Bats rally late past Gwinnett behind Urbaez, Hampson homers
Rodriguez, Urbaez and Hampson turned a 2-0 hole into a 4-2 Louisville win, with Leibrandt and Kuncl finishing the job at Gwinnett Field.
Louisville looked headed for a quiet loss at Gwinnett Field, trailing 2-0 before the offense finally found enough pop to turn the night. Hector Rodriguez’s solo homer cracked the door open, Francisco Urbaez smashed his first long ball of the year to put the Bats ahead, and Garrett Hampson capped the surge with a 409-foot insurance shot in the eighth.
Gwinnett had grabbed control first with a solo homer in the second inning and an RBI single in the third, but Louisville answered before the game slipped away. Rodriguez launched his 17th homer of the season, a swing that mattered even more because it was his seventh in June, tied for second in the International League over that stretch. The Bats never let the early deficit harden into a routine road loss.
The inning that flipped the game came in the seventh. Ivan Johnson singled, Urbaez followed with his first home run of the season, and Louisville suddenly had a 3-2 lead. That was the kind of unexpected power surge that changes Triple-A games in a hurry, especially in a tight first-half race where Louisville entered at 37-32 and Gwinnett at 36-34. One inning later, Hampson added the kind of no-doubt shot that puts a game in the bank rather than inviting late drama.

Brandon Leibrandt gave the comeback room to breathe. The left-hander worked 6.0 innings, allowed two runs on five hits and struck out six to earn his fifth quality start of the season. Trevor Kuncl then handled the ninth for his third save, closing out a win that was built on a clean response after the early hole rather than any prolonged rally.

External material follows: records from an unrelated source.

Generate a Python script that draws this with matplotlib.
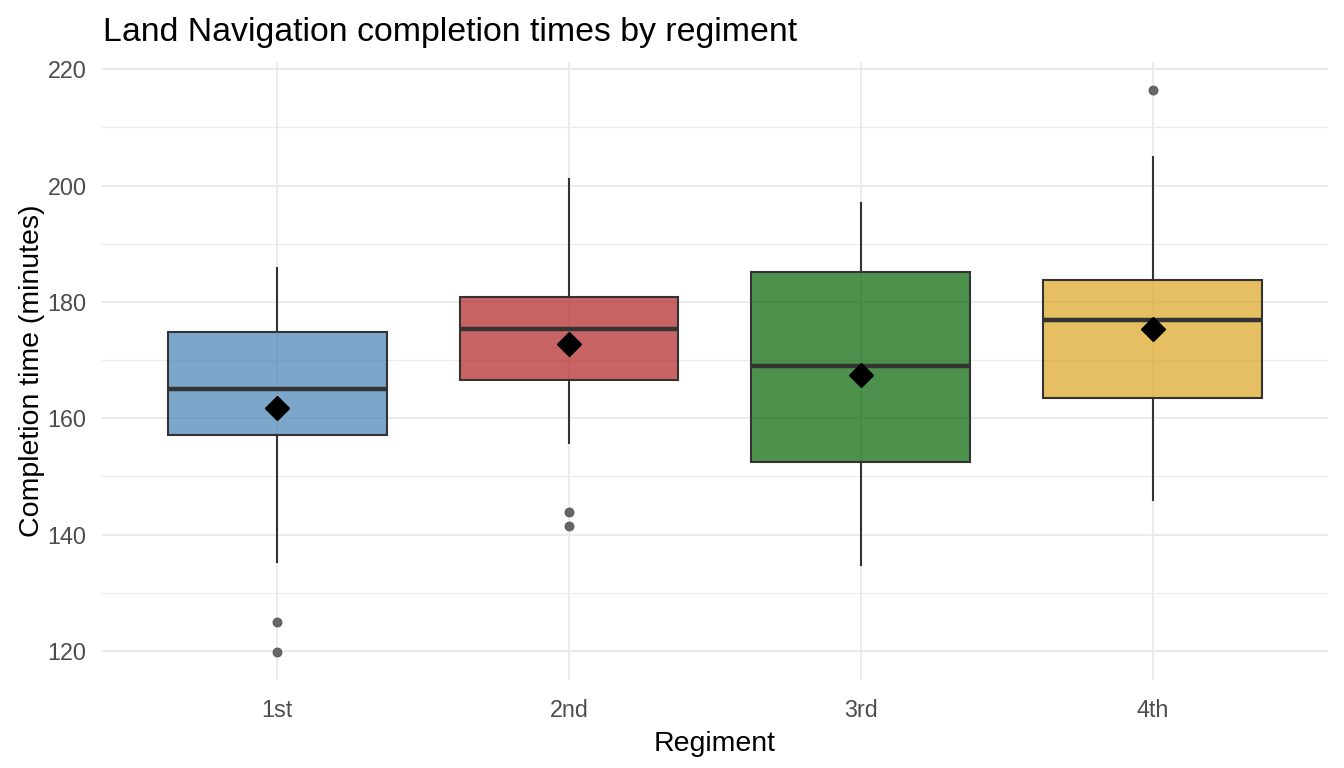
import matplotlib
matplotlib.use("Agg")
import matplotlib.pyplot as plt
import numpy as np

plt.rcParams['font.family'] = ['Liberation Sans', 'DejaVu Sans']

regiments = ["1st", "2nd", "3rd", "4th"]
whisker_low = [135.3, 155.8, 134.8, 145.9]
q1 = [157.1, 166.65, 152.45, 163.4]
median = [165.1, 175.4, 169.0, 176.8]
q3 = [174.9, 180.85, 185.1, 183.8]
whisker_high = [185.8, 201.1, 197.0, 204.9]
means = [161.7, 172.7, 167.5, 175.4]
outliers = [[125.0, 119.8], [143.9, 141.5], [], [216.4]]
fill_colors = ["#4682B4", "#B22222", "#006400", "#DAA520"]

fig = plt.figure(figsize=(13.44, 7.68), dpi=100)
ax = fig.add_axes([0.0759, 0.1146, 0.9121, 0.8044])

stats = []
for i in range(len(regiments)):
    stats.append(dict(med=median[i], q1=q1[i], q3=q3[i], whislo=whisker_low[i],
                      whishi=whisker_high[i], fliers=outliers[i], label=regiments[i]))

pos = np.arange(1, len(regiments) + 1)
bp = ax.bxp(stats, positions=pos, widths=0.75, patch_artist=True, showcaps=False,
            boxprops=dict(edgecolor="#333333", linewidth=1.5),
            medianprops=dict(color="#333333", linewidth=3.2, solid_capstyle='butt'),
            whiskerprops=dict(color="#333333", linewidth=1.5),
            flierprops=dict(marker='o', markerfacecolor='#666666', markeredgecolor='#555555',
                            markersize=6.5, markeredgewidth=0.6, linestyle='none'),
            zorder=3)
for patch, c in zip(bp['boxes'], fill_colors):
    patch.set_facecolor(matplotlib.colors.to_rgba(c, 0.7))

ax.plot(pos, means, linestyle='none', marker='D', color='black', markersize=12, zorder=5)

ax.set_xlim(0.4, 4.6)
ax.set_ylim(115, 221.2)
ax.set_yticks([120, 140, 160, 180, 200, 220])
ax.set_yticks([130, 150, 170, 190, 210], minor=True)
ax.set_xticks(pos)
ax.set_xticklabels(regiments)

ax.grid(True, which='major', color='#EBEBEB', linewidth=1.5)
ax.grid(True, which='minor', axis='y', color='#EBEBEB', linewidth=0.8)
ax.set_axisbelow(True)
for s in ax.spines.values():
    s.set_visible(False)
ax.tick_params(axis='both', which='both', length=0, labelsize=16.8, labelcolor='#4D4D4D')
ax.tick_params(axis='x', pad=13.5)
ax.tick_params(axis='y', pad=11)

ax.set_xlabel("Regiment", fontsize=20.5, color='black', labelpad=6.5)
ax.set_ylabel("Completion time (minutes)", fontsize=20.5, color='black', labelpad=2)
fig.text(0.0766, 0.937, "Land Navigation completion times by regiment", fontsize=24.4,
         color='black', ha='left', va='bottom')

fig.savefig("out.png", dpi=100)
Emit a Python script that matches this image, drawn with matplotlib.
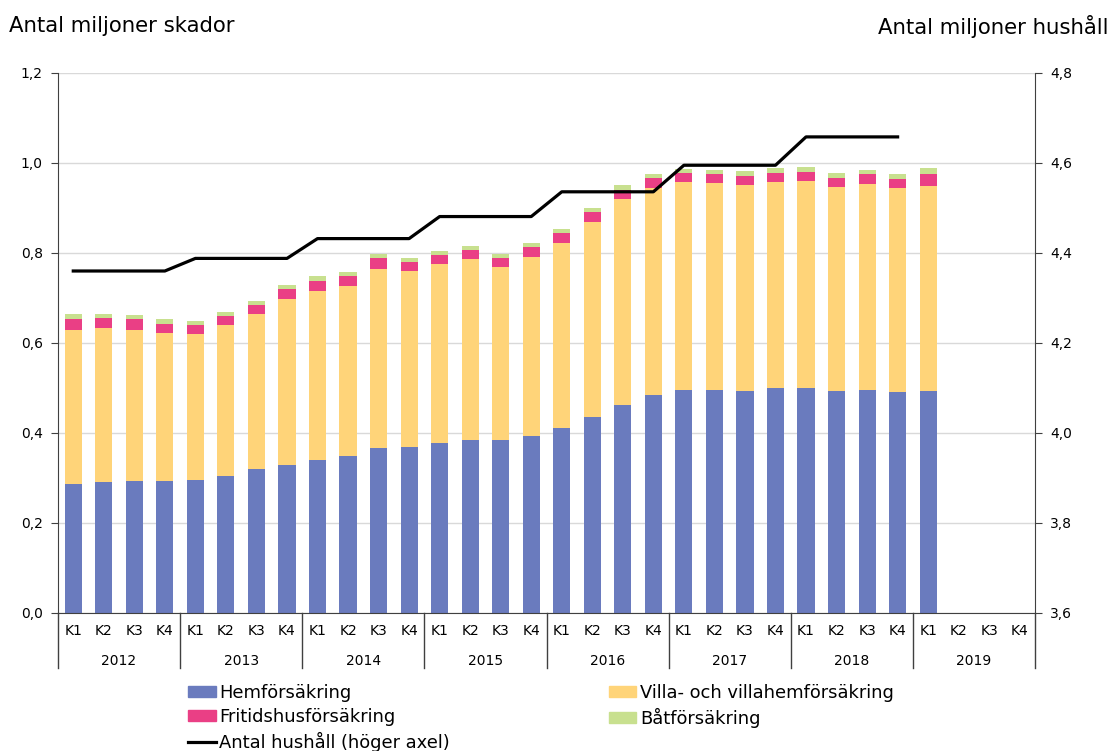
import numpy as np
import matplotlib
matplotlib.use('Agg')
import matplotlib.pyplot as plt
from matplotlib.ticker import FuncFormatter, FixedLocator
from matplotlib.patches import Patch
from matplotlib.lines import Line2D
import matplotlib.transforms as mtransforms

plt.rcParams['font.family'] = ['DejaVu Sans']

years = ['2012', '2013', '2014', '2015', '2016', '2017', '2018', '2019']
quarters = ['K1', 'K2', 'K3', 'K4']

# Antal miljoner skador per kvartal (2012 K1 - 2019 K1)
hem = [0.286, 0.292, 0.294, 0.294, 0.296, 0.304, 0.319, 0.330, 0.341, 0.349,
       0.366, 0.370, 0.377, 0.385, 0.385, 0.393, 0.412, 0.435, 0.463, 0.484,
       0.495, 0.495, 0.494, 0.499, 0.499, 0.494, 0.496, 0.491, 0.493]
villa = [0.344, 0.341, 0.336, 0.329, 0.325, 0.337, 0.346, 0.368, 0.374, 0.377,
         0.398, 0.389, 0.398, 0.401, 0.385, 0.399, 0.411, 0.433, 0.456, 0.461,
         0.463, 0.461, 0.457, 0.459, 0.462, 0.453, 0.458, 0.454, 0.457]
fritid = [0.024, 0.023, 0.023, 0.020, 0.019, 0.020, 0.019, 0.022, 0.022, 0.022,
          0.026, 0.022, 0.020, 0.021, 0.020, 0.022, 0.021, 0.023, 0.022, 0.022,
          0.020, 0.020, 0.021, 0.020, 0.020, 0.020, 0.022, 0.020, 0.026]
bat = [0.010, 0.009, 0.009, 0.010, 0.010, 0.009, 0.009, 0.009, 0.012, 0.010,
       0.008, 0.008, 0.009, 0.009, 0.008, 0.008, 0.009, 0.010, 0.009, 0.009,
       0.009, 0.008, 0.010, 0.010, 0.009, 0.010, 0.008, 0.011, 0.014]

# Antal miljoner hushåll per år (2012 - 2018)
hushall_ar = [4.360, 4.388, 4.432, 4.481, 4.536, 4.595, 4.658]

labels = ['Hemförsäkring', 'Villa- och villahemförsäkring',
          'Fritidshusförsäkring', 'Båtförsäkring', 'Antal hushåll (höger axel)']
colors = ['#6A7BBE', '#FFD479', '#EA3F85', '#C8E08F']

n_cat = len(years) * len(quarters)
x = np.arange(len(hem))
series = [np.array(hem), np.array(villa), np.array(fritid), np.array(bat)]

fig = plt.figure(figsize=(11.16, 7.51), dpi=100)
ax = fig.add_axes([58 / 1116, 1 - 613 / 751, (1035 - 58) / 1116, 540 / 751])

bottom = np.zeros(len(hem))
for vals, col in zip(series, colors):
    ax.bar(x, vals, width=0.56, bottom=bottom, color=col, zorder=2)
    bottom += vals

ax.set_xlim(-0.5, n_cat - 0.5)
ax.set_ylim(0, 1.2)
ax.yaxis.set_major_locator(FixedLocator(np.arange(0, 1.21, 0.2)))
fmt = FuncFormatter(lambda v, p: f"{v:.1f}".replace('.', ','))
ax.yaxis.set_major_formatter(fmt)
ax.grid(axis='y', color='#d9d9d9', linewidth=1, zorder=0)
ax.set_axisbelow(True)
ax.tick_params(axis='y', labelsize=10, length=5, color='#404040', pad=6)
ax.spines['top'].set_visible(False)
ax.spines['right'].set_visible(False)
ax.spines['left'].set_color('#404040')
ax.spines['bottom'].set_color('#404040')

# kvartalsetiketter och år
ax.set_xticks(np.arange(n_cat))
ax.set_xticklabels(quarters * len(years), fontsize=10)
ax.tick_params(axis='x', length=0, pad=8)
trans = mtransforms.blended_transform_factory(ax.transData, ax.transAxes)
for k, yr in enumerate(years):
    ax.text(4 * k + 1.5, -0.088, yr, transform=trans, ha='center', va='center', fontsize=10)
for k in range(len(years) + 1):
    ax.plot([4 * k - 0.5, 4 * k - 0.5], [0, -0.102], transform=trans, color='#404040',
            linewidth=1, clip_on=False)

ax2 = ax.twinx()
hushall_q = np.repeat(hushall_ar, len(quarters))
ax2.plot(np.arange(len(hushall_q)), hushall_q, color='black', linewidth=2.3, zorder=3)
ax2.set_ylim(3.6, 4.8)
ax2.yaxis.set_major_locator(FixedLocator(np.arange(3.6, 4.81, 0.2)))
ax2.yaxis.set_major_formatter(fmt)
ax2.tick_params(axis='y', labelsize=10, length=5, color='#404040', pad=6)
for s in ['top', 'left', 'bottom']:
    ax2.spines[s].set_visible(False)
ax2.spines['right'].set_color('#404040')

fig.text(9 / 1116, 1 - 26 / 751, 'Antal miljoner skador', fontsize=15.3, ha='left', va='center')
fig.text(1108 / 1116, 1 - 26 / 751, 'Antal miljoner hushåll', fontsize=15.3, ha='right', va='center')

handles = [Patch(color=colors[0]), Patch(color=colors[2]),
           Line2D([], [], color='black', linewidth=2.3),
           Patch(color=colors[1]), Patch(color=colors[3])]
leg_labels = [labels[0], labels[2], labels[4], labels[1], labels[3]]
fig.legend(handles, leg_labels, ncol=2, loc='upper left',
           bbox_to_anchor=(188 / 1116, 1 - 684 / 751), frameon=False,
           fontsize=12.9, handlelength=1.55, handleheight=0.55, handletextpad=0.2,
           labelspacing=0.32, columnspacing=8.85, borderpad=0, borderaxespad=0)

fig.savefig('out.png', dpi=100)
plt.close(fig)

The broader lesson is the one Triple-A keeps delivering: a game can look ordinary, then change on two swings. Louisville’s lineup was already carrying a strong profile, with the club ranked among the International League leaders in batting average, on-base percentage, slugging, runs, hits and home runs, and this was exactly the kind of night that showed why those numbers matter. After a rainout Thursday and a split doubleheader Friday that included a 9-8 walk-off loss in the opener, the Bats needed a game that proved they could absorb a punch and still finish with force.